Neste ano de 2011, acrescentei à minha vida um novo projeto, inspirada no que disse Jean Renoir em seu livro de memórias :”das recordações, só as melhores”. Mas, para conseguir esta outra façanha, preciso dar um sumiço, colocar debaixo do colchão, esconder dentro do armário (?) aquilo que tenho que esquecer. E como tem coisa! Primeiro, parodiando Mariah Carey: “ Não faço mais aniversário. Se alguém me deseja feliz aniversário, eu digo: está falando de quem?” Pois agora vou me fazer de desentendida, olhar para os lados :”Quem?” Para alguém que, como eu, já entrou na contagem regressiva, esta história de números soa mal. Mas é preciso lembrar que a primeira coisa que faço, assim que acordo, é tomar meu Aradois com diurético de 100 miligramas. Quantas saudades dos meus sixties! Preciso também esquecer que teremos quatro anos de Dilma e mais, nem sei quantos, de Lula. E também a qualidade dos membros do novo Congresso, que dizem que é pior do que o anterior! E que um dos chefões das FARC está livre e bem instalado no Brasil, que Battisti está solto e que Tarso Genro, aquele que protege o assassino italiano e entregou os pugilistas ao ditador moribundo, foi eleito Governador, no primeiro turno, do meu querido Rio Grande. Preciso esquecer as cotas raciais, que estão criando no Brasil, onde todos somos mestiços, uma perigosa divisão. E também que foi criado em Brasília um Tribunal Racial, que só existiu na Alemanha nazista! Enfim, há tanta coisa para esquecer, que resolvi mergulhar no desentulhe e talvez assim alcançar uma espécie de amnésia.

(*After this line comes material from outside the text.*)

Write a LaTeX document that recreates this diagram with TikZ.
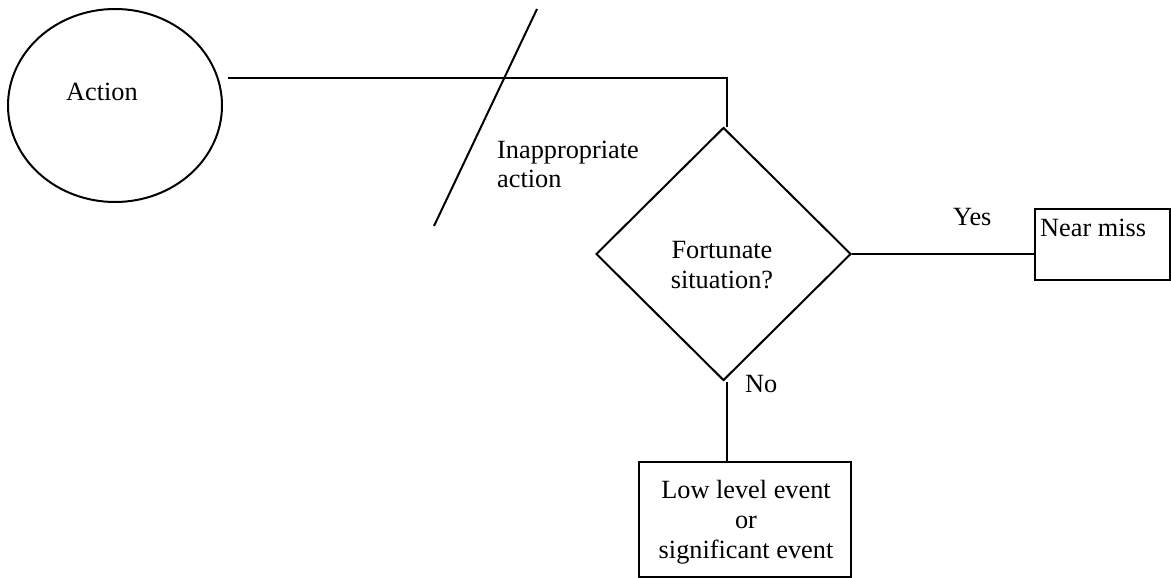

Mas depois de limpar tudo que me desagrada ou causa horror, quero lembrar para sempre minha mãe, sentada na sua cadeira de balanço, comigo enroscada em seu colo aconchegante, enquanto balançava suavemente e ouvia rádio. Lembrança tão antiga, que me leva aos primórdios de minha vida. Quero lembrar a voz de meu pai nas manhãs de Natal, quando eu acordava: “Bem, já vou indo.” Eu pulava correndo da cama, mas nunca consegui encontrar Papai Noel. E também, quero lembrar sempre a fúria de minha irmã quando eu mexia nas suas coisas, “brincando de moça”. Quero me lembrar as tardes, quando a doença dava uma trégua, de meu irmão Sérgio lendo-me Monteiro Lobato. Quero lembrar meu primeiro e grande amor, tão grande que o guardei para sempre no fundo de meu coração. Era um mestiço, três anos mais velho, e estudava no mesmo colégio que eu. Apaixonei-me desde o primeiro momento em que o vi. Soube que morreu há anos e senti grande mágoa. E ainda a vozinha rouca de meu neto João, logo após a morte de sua avó paterna: “Vovó Lúcia, agora só ficou você. Você tem que durar muito.” E também dos lanches na casa de Teresa, com café fresquinho. E das festas de Natal e de Réveillon, que ela preparava com tanto esmero. Quero lembrar para sempre os anos felizes que vivi ao lado de Ricardo.
Mas sei que doravante também haverá muita coisa nova na minha vida, que guardarei até o fim como lembranças queridas. Porque a vida é assim, um eterno recomeçar.
E repitindo Piaf: “Je repars à zero”
Um comentário:
Querida Maria Lúcia:
Que lindo texto, e que bom que continua a escrever. É um prazer lê-la.
Desejo que 2011 traga o frescor e a renovação deste recomeço que você vivencia.